● PROMPT: Set down, word for word, only the lines from the start of the records through the line bearing "ax.bar(x + w/2, administrasjon, w, color=gul, label='Årsverk"; include no pictures.

══ DATA IN THIS EXERCISE

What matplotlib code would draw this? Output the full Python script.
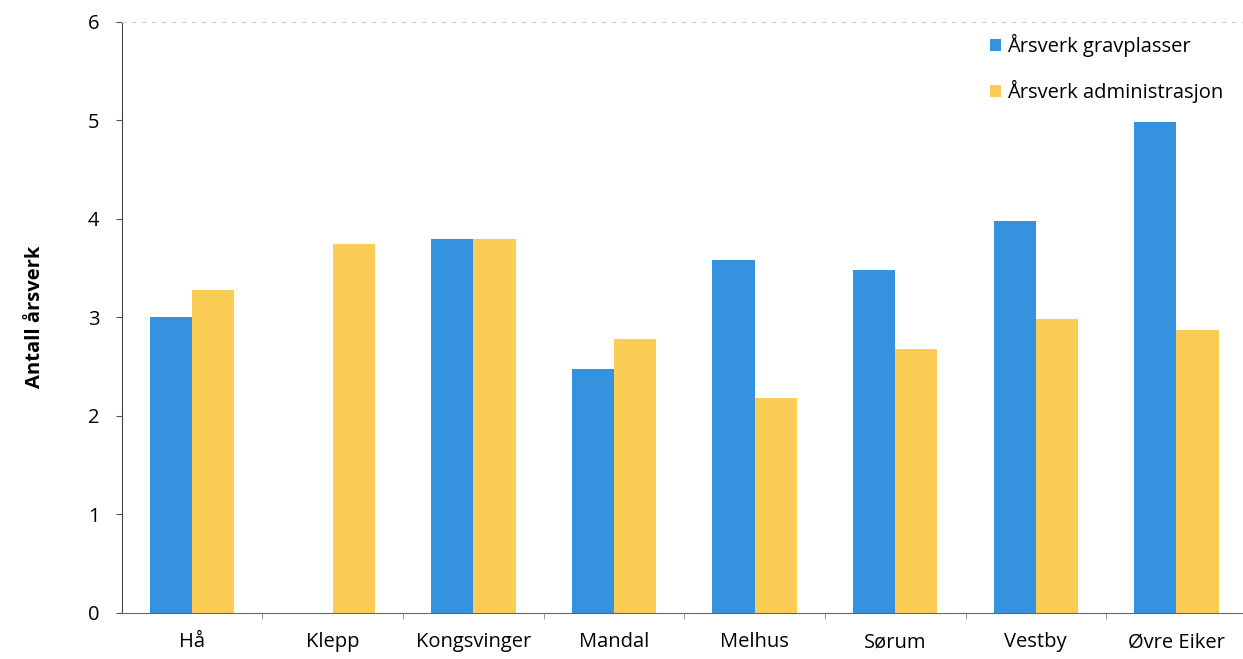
import numpy as np
import matplotlib.pyplot as plt

plt.rcParams['font.family'] = ['Open Sans', 'DejaVu Sans']

kommuner = ['Hå', 'Klepp', 'Kongsvinger', 'Mandal', 'Melhus', 'Sørum', 'Vestby', 'Øvre Eiker']
gravplasser = [3.0, 0.0, 3.79, 2.48, 3.58, 3.48, 3.98, 4.98]
administrasjon = [3.28, 3.74, 3.79, 2.78, 2.18, 2.68, 2.98, 2.87]

blaa = '#3592df'
gul = '#fbcd55'

fig = plt.figure(figsize=(12.43, 6.59), dpi=100)
ax = fig.add_axes([0.098, 0.07, 0.905, 0.897])

x = np.arange(len(kommuner))
w = 0.3
ax.bar(x - w/2, gravplasser, w, color=blaa, label='Årsverk gravplasser')
ax.bar(x + w/2, administrasjon, w, color=gul, label='Årsverk administrasjon')

ax.set_xlim(-0.5, len(kommuner) - 0.5)
ax.set_ylim(0, 6)
ax.set_yticks(range(0, 7))
ax.set_xticks(x)
ax.set_xticklabels(kommuner, fontsize=14.5)
ax.tick_params(axis='y', labelsize=14.5, length=4, color='#555555', pad=12)
ax.tick_params(axis='x', length=0, pad=14)
ax.set_xticks(np.arange(0.5, len(kommuner) - 0.5), minor=True)
ax.tick_params(axis='x', which='minor', length=4, color='#888888')

ax.set_ylabel('Antall årsverk', fontsize=14.5, fontweight='bold', labelpad=31)

ax.spines['right'].set_visible(False)
ax.spines['top'].set_color('#cccccc')
ax.spines['top'].set_linestyle((0, (3, 6)))
ax.spines['left'].set_color('#444444')
ax.spines['bottom'].set_color('#666666')

leg = ax.legend(loc='upper right', bbox_to_anchor=(0.995, 1.01), frameon=False,
                fontsize=14.5, handlelength=0.55, handleheight=0.55,
                handletextpad=0.3, labelspacing=1.15)

fig.savefig('out.png', dpi=100)
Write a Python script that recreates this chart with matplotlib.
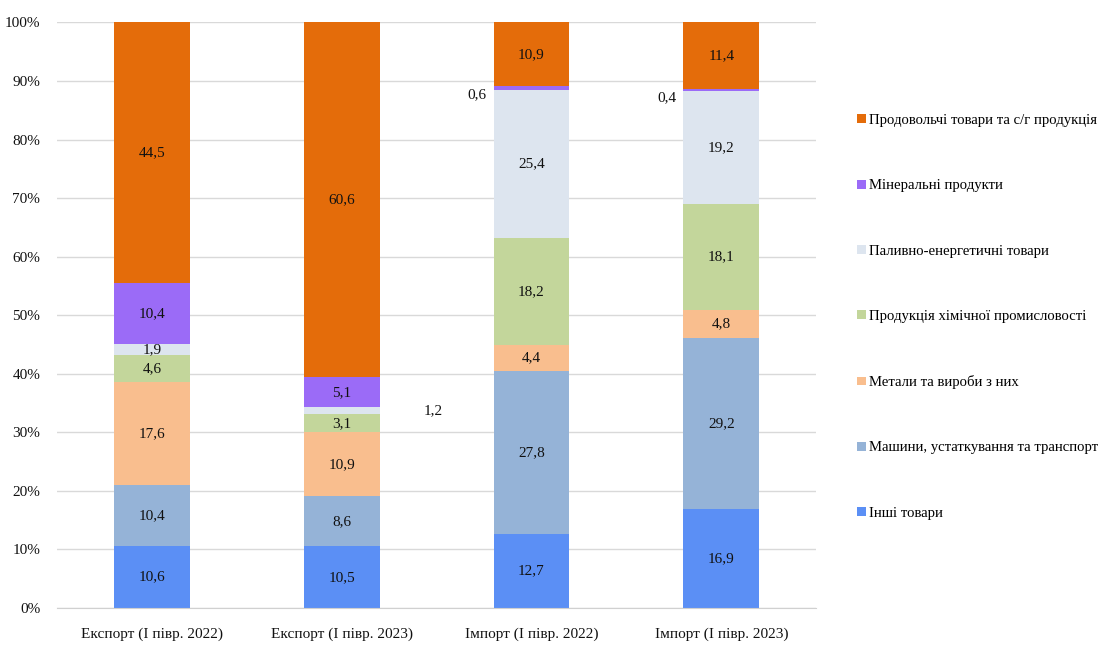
import matplotlib.pyplot as plt
import numpy as np

plt.rcParams['font.family'] = ['Liberation Serif', 'DejaVu Serif']

groups = ["Експорт (І півр. 2022)", "Експорт (І півр. 2023)",
          "Імпорт (І півр. 2022)", "Імпорт (І півр. 2023)"]

# bottom to top
categories = ["Інші товари", "Машини, устаткування та транспорт",
              "Метали та вироби з них", "Продукція хімічної промисловості",
              "Паливно-енергетичні товари", "Мінеральні продукти",
              "Продовольчі товари та с/г продукція"]

inshi = [10.6, 10.5, 12.7, 16.9]
mashyny = [10.4, 8.6, 27.8, 29.2]
metaly = [17.6, 10.9, 4.4, 4.8]
khimiya = [4.6, 3.1, 18.2, 18.1]
palyvo = [1.9, 1.2, 25.4, 19.2]
mineraly = [10.4, 5.1, 0.6, 0.4]
prodovolchi = [44.5, 60.6, 10.9, 11.4]

series = [inshi, mashyny, metaly, khimiya, palyvo, mineraly, prodovolchi]
colors = ["#5B8FF5", "#95B3D7", "#F9BE8E", "#C3D69B", "#DDE5EF", "#9B6BF7", "#E46C0A"]

fig = plt.figure(figsize=(11.05, 6.55), dpi=100)
ax = fig.add_axes([0.0516, 0.0718, 0.687, 0.894])

x = np.arange(len(groups))
width = 0.4
bottom = np.zeros(len(groups))
handles = []
for vals, col, name in zip(series, colors, categories):
    vals = np.array(vals)
    b = ax.bar(x, vals, width, bottom=bottom, color=col, label=name, zorder=2)
    handles.append(b)
    for i, v in enumerate(vals):
        txt = f"{v:.1f}".replace(".", ",")
        yc = bottom[i] + v / 2
        if v < 1.0:
            # tiny slices labelled left of the bar
            ax.text(x[i] - width / 2 - 0.035, yc - 1.2, txt, ha='right', va='center',
                    fontsize=11, color='#111111')
        elif name == "Паливно-енергетичні товари" and v < 1.5:
            ax.text(x[i] + 0.48, yc, txt, ha='center', va='center',
                    fontsize=11, color='#111111')
        else:
            ax.text(x[i], yc, txt, ha='center', va='center',
                    fontsize=11, color='#111111')
    bottom += vals

ax.set_xlim(-0.5, 3.5)
ax.set_ylim(0, 100)
ax.set_yticks(np.arange(0, 101, 10))
ax.set_yticklabels([f"{t}%" for t in range(0, 101, 10)], fontsize=11)
ax.set_xticks(x)
ax.set_xticklabels(groups, fontsize=11)
ax.yaxis.grid(True, color='#d9d9d9', linewidth=1, zorder=0)
ax.set_axisbelow(True)
for s in ['top', 'right', 'left']:
    ax.spines[s].set_visible(False)
ax.spines['bottom'].set_color('#d0d0d0')
ax.tick_params(axis='both', length=0, colors='#111111')
ax.tick_params(axis='x', pad=14)
ax.tick_params(axis='y', pad=12)

fig.legend(handles[::-1], categories[::-1], loc='upper left',
           bbox_to_anchor=(0.764, 0.846), frameon=False, fontsize=10.6,
           labelspacing=3.55, handlelength=0.55, handleheight=0.55,
           handletextpad=0.2)

fig.savefig("out.png", dpi=100)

════

● FINAL ANSWER:
What matplotlib code would draw this? Output the full Python script.
import numpy as np
import matplotlib.pyplot as plt

plt.rcParams['font.family'] = ['Open Sans', 'DejaVu Sans']

kommuner = ['Hå', 'Klepp', 'Kongsvinger', 'Mandal', 'Melhus', 'Sørum', 'Vestby', 'Øvre Eiker']
gravplasser = [3.0, 0.0, 3.79, 2.48, 3.58, 3.48, 3.98, 4.98]
administrasjon = [3.28, 3.74, 3.79, 2.78, 2.18, 2.68, 2.98, 2.87]

blaa = '#3592df'
gul = '#fbcd55'

fig = plt.figure(figsize=(12.43, 6.59), dpi=100)
ax = fig.add_axes([0.098, 0.07, 0.905, 0.897])

x = np.arange(len(kommuner))
w = 0.3
ax.bar(x - w/2, gravplasser, w, color=blaa, label='Årsverk gravplasser')
ax.bar(x + w/2, administrasjon, w, color=gul, label='Årsverk administrasjon')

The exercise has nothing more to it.